Thursday, January 25, 2018

All is Coming

Since I last wrote I have sank into this sort of anxiety, the familiarity of it, this sinking, this stuckness, I haven’t felt this deep within my chest or tightness in my throat for a long time, though I remember it. This I can’t get out and don’t know what I’m doing here, everything sucks and this is never going to end sort of thing. It’s not a place I want to be and I don’t know why I continue to sit in it. Really. Just swimming in it. My mind races, my body vibrates, my heart thumps and my chest explodes with burning sensations while at the same time my body feels consumed, boiled over, numb.
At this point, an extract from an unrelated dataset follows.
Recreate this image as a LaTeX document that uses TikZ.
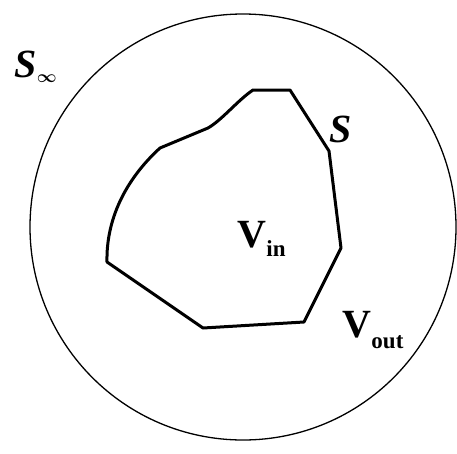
\documentclass[tikz,border=0pt]{standalone}
\usepackage{amsmath}
\usepackage{fontspec}
\setmainfont{Liberation Serif}
\usetikzlibrary{positioning}

\tikzset{
  lbl/.style={anchor=base west, inner sep=0pt, font=\fontsize{40}{40}\selectfont\bfseries},
  sub/.style={anchor=base west, inner sep=0pt, font=\fontsize{23}{23}\selectfont\bfseries}
}

\begin{document}
\begin{tikzpicture}[x=1pt, y=-1pt, line join=round]
\useasboundingbox (0,0) rectangle (457,453);
% outer sphere
\draw[line width=1.3pt] (243,227) circle (213);
% closed surface S
\draw[line width=3pt]
  (160,148) -- (208,128) .. controls (222,120) and (238,100) .. (253,90)
  -- (290,90) -- (329,151) -- (341,248) -- (304,322) -- (203,328) -- (107,262)
  .. controls (106,220) and (125,180) .. (160,148);
% labels
\node[lbl, font=\fontsize{40}{40}\selectfont\bfseries\itshape] (sinf) at (14,77) {S};
\node[sub, font=\fontsize{19}{19}\selectfont] (sinfsub) at ([xshift=0pt,yshift=-5pt]sinf.base east) {$\boldsymbol{\infty}$};
\node[lbl, font=\fontsize{40}{40}\selectfont\bfseries\itshape] (s) at (329,142) {S};
\node[lbl] (vin) at (237,247) {V};
\node[sub] (vinsub) at ([yshift=-9pt]vin.base east) {in};
\node[lbl] (vout) at (342,337) {V};
\node[sub] (voutsub) at ([yshift=-11pt]vout.base east) {out};
\end{tikzpicture}
\end{document}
I’m paralyzed to move, to push, to change. I just want to do nothing. To stop. To wilt. To fade. No one would notice, right?
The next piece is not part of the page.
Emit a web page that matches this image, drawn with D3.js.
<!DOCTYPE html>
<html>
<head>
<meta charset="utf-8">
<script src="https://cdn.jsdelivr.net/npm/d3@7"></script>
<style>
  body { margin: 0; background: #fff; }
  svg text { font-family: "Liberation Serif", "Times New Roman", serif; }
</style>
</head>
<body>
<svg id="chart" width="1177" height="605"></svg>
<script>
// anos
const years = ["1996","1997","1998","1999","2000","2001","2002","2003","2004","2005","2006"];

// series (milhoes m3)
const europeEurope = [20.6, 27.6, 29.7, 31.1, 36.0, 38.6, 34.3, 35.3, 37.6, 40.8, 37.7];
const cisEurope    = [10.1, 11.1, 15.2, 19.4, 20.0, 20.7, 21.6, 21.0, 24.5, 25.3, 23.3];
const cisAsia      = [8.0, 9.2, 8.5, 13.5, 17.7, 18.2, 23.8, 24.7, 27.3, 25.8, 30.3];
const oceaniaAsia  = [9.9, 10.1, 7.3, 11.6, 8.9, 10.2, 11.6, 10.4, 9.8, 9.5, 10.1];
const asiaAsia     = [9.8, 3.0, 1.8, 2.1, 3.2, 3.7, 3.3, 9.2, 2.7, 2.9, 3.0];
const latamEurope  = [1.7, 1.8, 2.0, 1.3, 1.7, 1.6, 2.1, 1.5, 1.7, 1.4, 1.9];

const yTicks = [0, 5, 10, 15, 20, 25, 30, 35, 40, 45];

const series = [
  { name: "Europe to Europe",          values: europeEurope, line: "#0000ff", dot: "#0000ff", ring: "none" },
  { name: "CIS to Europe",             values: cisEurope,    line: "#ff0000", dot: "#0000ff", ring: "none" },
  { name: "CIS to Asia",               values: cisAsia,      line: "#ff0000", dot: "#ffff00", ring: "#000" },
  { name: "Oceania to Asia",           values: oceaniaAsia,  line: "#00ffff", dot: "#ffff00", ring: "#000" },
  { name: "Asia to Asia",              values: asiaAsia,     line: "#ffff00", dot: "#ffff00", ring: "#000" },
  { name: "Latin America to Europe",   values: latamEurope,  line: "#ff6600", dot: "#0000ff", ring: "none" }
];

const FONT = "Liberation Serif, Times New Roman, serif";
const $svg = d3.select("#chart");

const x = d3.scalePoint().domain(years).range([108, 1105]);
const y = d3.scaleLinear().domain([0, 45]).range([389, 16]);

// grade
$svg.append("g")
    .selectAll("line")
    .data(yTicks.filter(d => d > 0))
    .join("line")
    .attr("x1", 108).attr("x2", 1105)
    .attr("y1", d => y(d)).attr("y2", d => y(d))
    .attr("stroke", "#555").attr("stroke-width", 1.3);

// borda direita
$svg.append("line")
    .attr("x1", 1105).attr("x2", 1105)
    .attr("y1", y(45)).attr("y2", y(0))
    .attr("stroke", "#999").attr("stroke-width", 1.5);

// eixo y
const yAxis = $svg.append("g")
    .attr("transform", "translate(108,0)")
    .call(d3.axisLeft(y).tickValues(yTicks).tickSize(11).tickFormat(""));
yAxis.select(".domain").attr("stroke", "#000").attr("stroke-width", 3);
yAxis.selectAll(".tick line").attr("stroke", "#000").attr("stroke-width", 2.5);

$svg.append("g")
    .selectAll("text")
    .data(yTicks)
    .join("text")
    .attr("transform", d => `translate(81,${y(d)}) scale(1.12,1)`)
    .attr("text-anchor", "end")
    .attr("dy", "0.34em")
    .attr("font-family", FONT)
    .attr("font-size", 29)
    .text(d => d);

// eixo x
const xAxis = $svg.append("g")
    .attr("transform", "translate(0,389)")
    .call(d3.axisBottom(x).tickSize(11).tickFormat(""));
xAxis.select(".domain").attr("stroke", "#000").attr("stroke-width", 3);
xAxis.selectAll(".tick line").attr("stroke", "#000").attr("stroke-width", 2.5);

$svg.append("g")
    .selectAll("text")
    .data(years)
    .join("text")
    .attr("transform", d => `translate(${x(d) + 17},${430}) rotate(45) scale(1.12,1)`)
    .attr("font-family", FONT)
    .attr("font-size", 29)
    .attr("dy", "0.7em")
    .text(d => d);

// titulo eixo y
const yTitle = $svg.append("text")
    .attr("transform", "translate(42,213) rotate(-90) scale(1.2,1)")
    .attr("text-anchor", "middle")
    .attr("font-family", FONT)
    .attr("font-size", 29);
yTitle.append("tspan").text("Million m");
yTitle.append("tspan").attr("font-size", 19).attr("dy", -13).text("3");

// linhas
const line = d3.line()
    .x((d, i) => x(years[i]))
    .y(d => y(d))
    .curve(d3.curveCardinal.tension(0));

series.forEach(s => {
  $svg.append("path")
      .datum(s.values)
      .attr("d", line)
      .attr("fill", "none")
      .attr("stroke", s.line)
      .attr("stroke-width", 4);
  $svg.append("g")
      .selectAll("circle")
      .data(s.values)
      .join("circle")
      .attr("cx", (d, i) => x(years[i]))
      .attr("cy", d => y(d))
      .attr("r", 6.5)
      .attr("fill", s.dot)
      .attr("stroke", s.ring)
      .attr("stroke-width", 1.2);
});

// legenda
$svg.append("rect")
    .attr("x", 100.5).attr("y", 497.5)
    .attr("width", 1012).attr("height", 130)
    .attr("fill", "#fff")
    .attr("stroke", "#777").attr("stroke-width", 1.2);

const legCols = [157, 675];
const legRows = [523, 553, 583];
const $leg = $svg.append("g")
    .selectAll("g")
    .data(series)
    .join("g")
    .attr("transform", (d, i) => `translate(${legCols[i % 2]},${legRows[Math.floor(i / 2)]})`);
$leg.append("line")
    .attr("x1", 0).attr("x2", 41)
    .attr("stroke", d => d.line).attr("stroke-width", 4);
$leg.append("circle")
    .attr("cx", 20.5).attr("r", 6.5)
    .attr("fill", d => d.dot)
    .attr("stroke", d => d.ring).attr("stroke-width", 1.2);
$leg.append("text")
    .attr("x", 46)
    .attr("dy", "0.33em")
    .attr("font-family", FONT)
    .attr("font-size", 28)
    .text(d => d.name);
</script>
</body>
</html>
I get the sensation that this is the bud looking to burst open into the fresh spring air, a glimpse of the blue skies and the green grass, coming into its full expression, yet the comfort, the warmth, the safety of it’s bud is alluring. And then when I step out, I break into the light, I start that conversation, catch that person’s eye, I come back to life. I step in and allow. I connect. That’s just what it is. I connect and get out of my head and into my body, into my heart, into this life. Out of my whirling, twirling, mess of a mind that creates problems and finds issues everywhere it turns. I wonder, can’t I just sit with it all? Can’t I just face it? And is it this place? I know that it is not about the place necessarily because everything happens the same in every place, always, it is me and it is what I have within me to face, this glaring, wild, firey ball of fear, guilt, anger, frustration. And it grips and it seeks and it greedily holds onto any glimpse it has of showing its face. And I sit with it and I see it and I feel it consume me. But does sitting at home just sinking into this do anything?

Of course not. That is not what I’m here for. This short short life will be over before I know it and what I am here to do is share. Share my life, my love, my stories, my self with those to whom it may be useful. I don’t have time for this fear, this doubt, this seeking love and life from outside of me. So why do I choose to hide away? Why do I choose to stay still and quiet and want to go unnoticed? Even if it hurts, even if it pains me, even if it pains all those who long to see me shine? What is this all about? Why does the cycle repeat? Why am I back here to this place, these people, these feelings? What have I not learned and have chosen to come back around to?

I am only responsible for myself. I have no other obligation at all except to take care of me and sustain my own well being and the life I’d like to live. No one on this earth needs my help and attention more than I need my own. These patterns repeat because you still seek to ignore this fundamental reality. You are the only one who can give yourself permission to shine, to fail, to fall, to fly, to leap, to Love, to live. And that is what you want, isn’t it? To live? Or would you rather this all stop? What is it that you fear? From whom do you seek permission? From whom are you seeking Love? Only you can give that to yourself. Only you can make yourself proud. Only by doing what you love, what you are called here to do. The most important relationship of all is the one you have with your higher self, the divine, the creator, the one who has brought you here. Why don’t you listen? Why don’t you trust? It’s time to make moves in the direction of your dreams. In the direction of all that you desire. Run wild, and far, and free. It is your time, dear one. Let this all go and know that I’ve got you. All that you hope, desire, dream, is coming for you. Put your heart and your mind in it, put all of you, surrender to this wild and crazy life, the only one given to you, keep at it and I promise, all is coming.